**REQUIREMENT:** Would you transcribe the whole listing exactly, minus its pictures?

**DATA SHOWN:**
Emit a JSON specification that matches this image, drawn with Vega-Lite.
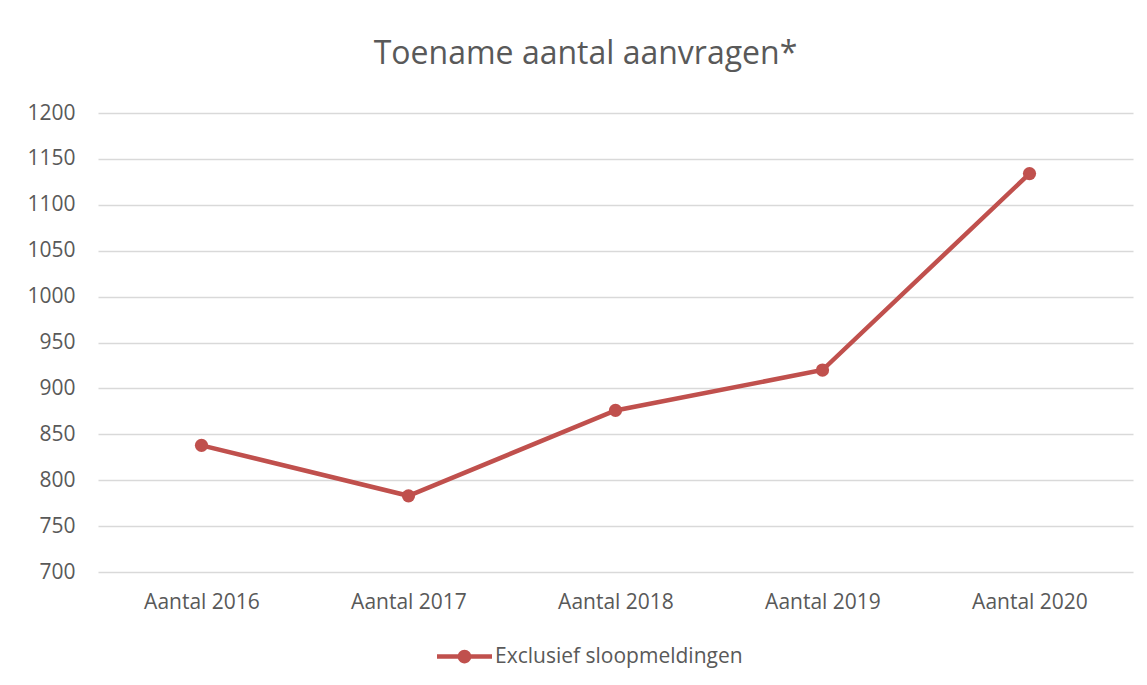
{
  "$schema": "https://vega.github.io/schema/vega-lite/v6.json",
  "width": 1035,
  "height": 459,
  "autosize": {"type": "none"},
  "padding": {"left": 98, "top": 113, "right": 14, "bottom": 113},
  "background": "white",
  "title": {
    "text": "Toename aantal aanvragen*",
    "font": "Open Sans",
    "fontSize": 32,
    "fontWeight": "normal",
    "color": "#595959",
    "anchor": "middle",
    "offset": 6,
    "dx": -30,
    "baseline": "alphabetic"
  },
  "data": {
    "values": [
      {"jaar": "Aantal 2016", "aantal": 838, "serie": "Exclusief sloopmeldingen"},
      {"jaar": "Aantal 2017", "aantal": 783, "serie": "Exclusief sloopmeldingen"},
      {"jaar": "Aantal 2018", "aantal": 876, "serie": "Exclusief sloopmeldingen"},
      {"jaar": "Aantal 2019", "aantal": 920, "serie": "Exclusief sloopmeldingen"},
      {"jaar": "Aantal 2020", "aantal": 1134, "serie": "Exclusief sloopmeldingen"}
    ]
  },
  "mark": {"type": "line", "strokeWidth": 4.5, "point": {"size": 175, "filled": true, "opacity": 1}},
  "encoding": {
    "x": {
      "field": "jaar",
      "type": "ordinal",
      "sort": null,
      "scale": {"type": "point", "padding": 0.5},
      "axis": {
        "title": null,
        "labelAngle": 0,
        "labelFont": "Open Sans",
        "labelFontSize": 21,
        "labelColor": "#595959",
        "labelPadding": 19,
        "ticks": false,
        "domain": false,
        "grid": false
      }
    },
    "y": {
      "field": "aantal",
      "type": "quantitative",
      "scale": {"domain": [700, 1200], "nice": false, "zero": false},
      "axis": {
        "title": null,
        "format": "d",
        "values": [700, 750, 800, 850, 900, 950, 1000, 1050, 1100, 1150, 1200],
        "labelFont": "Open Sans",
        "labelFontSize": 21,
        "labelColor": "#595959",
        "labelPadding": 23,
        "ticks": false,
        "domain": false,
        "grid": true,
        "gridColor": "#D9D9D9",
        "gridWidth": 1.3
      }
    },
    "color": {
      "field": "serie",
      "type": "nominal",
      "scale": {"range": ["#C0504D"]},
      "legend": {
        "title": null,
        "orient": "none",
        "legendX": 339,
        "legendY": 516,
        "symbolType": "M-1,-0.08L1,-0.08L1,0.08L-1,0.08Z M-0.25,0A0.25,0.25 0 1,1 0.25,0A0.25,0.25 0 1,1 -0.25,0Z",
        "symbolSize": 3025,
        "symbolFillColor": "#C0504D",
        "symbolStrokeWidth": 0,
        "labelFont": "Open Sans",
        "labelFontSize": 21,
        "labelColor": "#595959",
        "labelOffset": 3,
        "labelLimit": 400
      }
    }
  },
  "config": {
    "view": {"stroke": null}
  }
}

**RESPONSE TO THIS EXERCISE:**
Emit a JSON specification that matches this image, drawn with Vega-Lite.
{
  "$schema": "https://vega.github.io/schema/vega-lite/v6.json",
  "width": 1035,
  "height": 459,
  "autosize": {"type": "none"},
  "padding": {"left": 98, "top": 113, "right": 14, "bottom": 113},
  "background": "white",
  "title": {
    "text": "Toename aantal aanvragen*",
    "font": "Open Sans",
    "fontSize": 32,
    "fontWeight": "normal",
    "color": "#595959",
    "anchor": "middle",
    "offset": 6,
    "dx": -30,
    "baseline": "alphabetic"
  },
  "data": {
    "values": [
      {"jaar": "Aantal 2016", "aantal": 838, "serie": "Exclusief sloopmeldingen"},
      {"jaar": "Aantal 2017", "aantal": 783, "serie": "Exclusief sloopmeldingen"},
      {"jaar": "Aantal 2018", "aantal": 876, "serie": "Exclusief sloopmeldingen"},
      {"jaar": "Aantal 2019", "aantal": 920, "serie": "Exclusief sloopmeldingen"},
      {"jaar": "Aantal 2020", "aantal": 1134, "serie": "Exclusief sloopmeldingen"}
    ]
  },
  "mark": {"type": "line", "strokeWidth": 4.5, "point": {"size": 175, "filled": true, "opacity": 1}},
  "encoding": {
    "x": {
      "field": "jaar",
      "type": "ordinal",
      "sort": null,
      "scale": {"type": "point", "padding": 0.5},
      "axis": {
        "title": null,
        "labelAngle": 0,
        "labelFont": "Open Sans",
        "labelFontSize": 21,
        "labelColor": "#595959",
        "labelPadding": 19,
        "ticks": false,
        "domain": false,
        "grid": false
      }
    },
    "y": {
      "field": "aantal",
      "type": "quantitative",
      "scale": {"domain": [700, 1200], "nice": false, "zero": false},
      "axis": {
        "title": null,
        "format": "d",
        "values": [700, 750, 800, 850, 900, 950, 1000, 1050, 1100, 1150, 1200],
        "labelFont": "Open Sans",
        "labelFontSize": 21,
        "labelColor": "#595959",
        "labelPadding": 23,
        "ticks": false,
        "domain": false,
        "grid": true,
        "gridColor": "#D9D9D9",
        "gridWidth": 1.3
      }
    },
    "color": {
      "field": "serie",
      "type": "nominal",
      "scale": {"range": ["#C0504D"]},
      "legend": {
        "title": null,
        "orient": "none",
        "legendX": 339,
        "legendY": 516,
        "symbolType": "M-1,-0.08L1,-0.08L1,0.08L-1,0.08Z M-0.25,0A0.25,0.25 0 1,1 0.25,0A0.25,0.25 0 1,1 -0.25,0Z",
        "symbolSize": 3025,
        "symbolFillColor": "#C0504D",
        "symbolStrokeWidth": 0,
        "labelFont": "Open Sans",
        "labelFontSize": 21,
        "labelColor": "#595959",
        "labelOffset": 3,
        "labelLimit": 400
      }
    }
  },
  "config": {
    "view": {"stroke": null}
  }
}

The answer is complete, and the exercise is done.